Some time ago, I saw a preview for the 2007 movie P.S. I Love You. It looked like it was possibly the sappiest romance movie ever; but it also looked kind of charming, and I figured some day I would watch it when I was in the mood for a sappy romance.
So I got it from Netflix a couple months ago, but didn't get around to watching it until tonight.
In this entry, I'm going to give spoilers for the basic premise, which is very clear in the previews and becomes clear by about fifteen minutes into the movie. If you don't even want to know that, though, then best to skip the rest of this entry, except to note that I tentatively recommend this movie if you're looking for a sappy and sweet and funny romance.
The premise of the movie is this:
29-year-old Irish-American woman's Irish husband dies suddenly. While she's grieving, she starts getting letters that her husband wrote her before he died, telling her to go out and do stuff.
(Apparently the book that it's based on, by Irish writer Cecelia Ahern, is set entirely in Ireland.)
And it is indeed a very romantic and tear-jerking romance movie, no question.
But it's not entirely what I was expecting.
For one thing, there are some rougher edges than I expect in romance. It opens with the husband (Gerry) and wife (Holly) having an extended fight about the state of their lives. Both of them are kind of obnoxious in that scene, and various other characters are also kind of obnoxious. At various times, Gerry refers to guys being well-hung, and there are at least two or three castration/emasculation jokes. Gerry's favorite song is the Pogues' “Fairytale of New York.” There's an unusually realistic texture to some of the characters and their interactions, even though much of the movie has the kind of soft focus that one might expect from a romance.
And continuing the contradictions, the movie is in some ways about friendship between women, but it has a heavy focus on their interest in men.
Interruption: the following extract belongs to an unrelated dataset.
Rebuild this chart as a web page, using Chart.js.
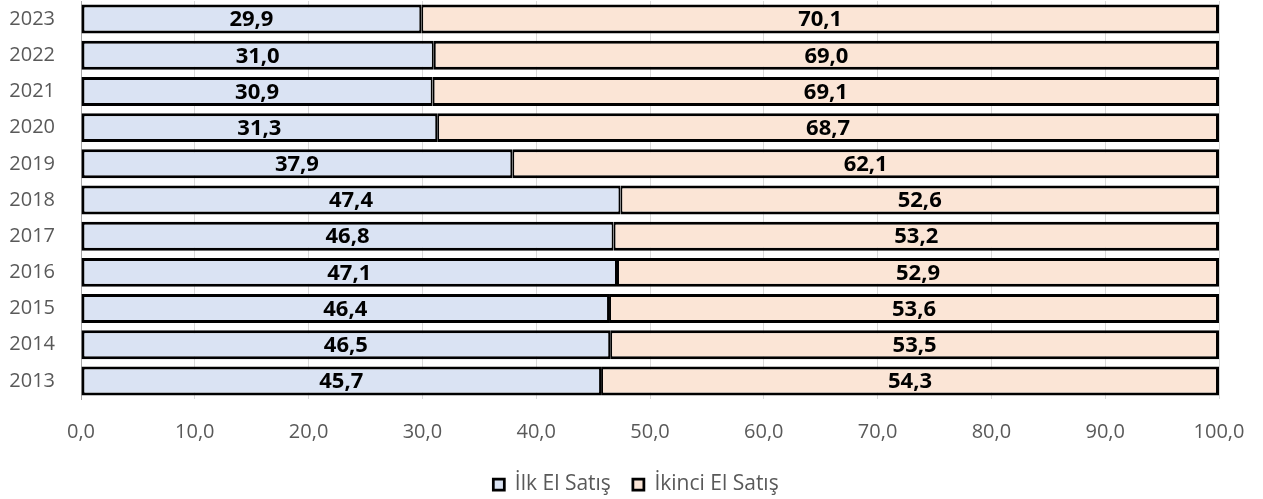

I haven't seen enough Sex and the City to know whether it's the same kind of dynamic as that; but despite several scenes in which three or more female friends are onscreen with no men, it comes surprisingly close to not passing the Bechdel/Wallace test. (It does pass, easily, but not as easily as I might have expected. But I suppose I should have expected this, given that it's a heterosexual-romance movie.)
Another surprise for me is that the cast is remarkable. Hilary Swank and Gerard Butler as Holly and Gerry; James Marsters as Gerry's business partner and friend John (with an American accent, which is really disconcerting); Kathy Bates as Holly's mother Patricia; Harry Connick Jr as the bartender at the bar Patricia owns and runs; Gina Gershon and Lisa Kudrow as Holly's best friends; Dean Winters (Charley from Terminator: The Sarah Connor Chronicles) in a minor role; Jeffrey Dean Morgan (the Comedian in Watchmen) in a slightly less minor role; and so on.
And one more surprise: I would not have expected the movie to be nearly as funny as it is. I cried about as much as I expected, but I wasn't expecting to laugh out loud repeatedly. I kept being startled into laughter by lines like “[Come] back to bed, or I'm gonna start without you” and “We'll be really weird friends, joined [together] by self-pity, bitterness, and vomit.” And there are a bunch of other funny lines, many of which require too much context to quote. Oh, and there's a great throwaway bit that momentarily (but prominently) shows descriptions of jobs like FBI Agent, Hired Assassin, and Vampire Slayer; it's worth pausing the video to read the written notes on those.
I also mostly liked the ending, though I can't talk about that without significant spoilers, so I'll leave it at that.
Oh, and the soundtrack. Lots of good music. I'll probably buy the soundtrack album.
So overall, although I can't recommend the movie entirely without reservations, I did enjoy it quite a bit; if you're in the mood for a very sappy romance that also manages to be tear-jerking, funny, sweet, a little bit surprising, and full of good actors doing good acting, check it out.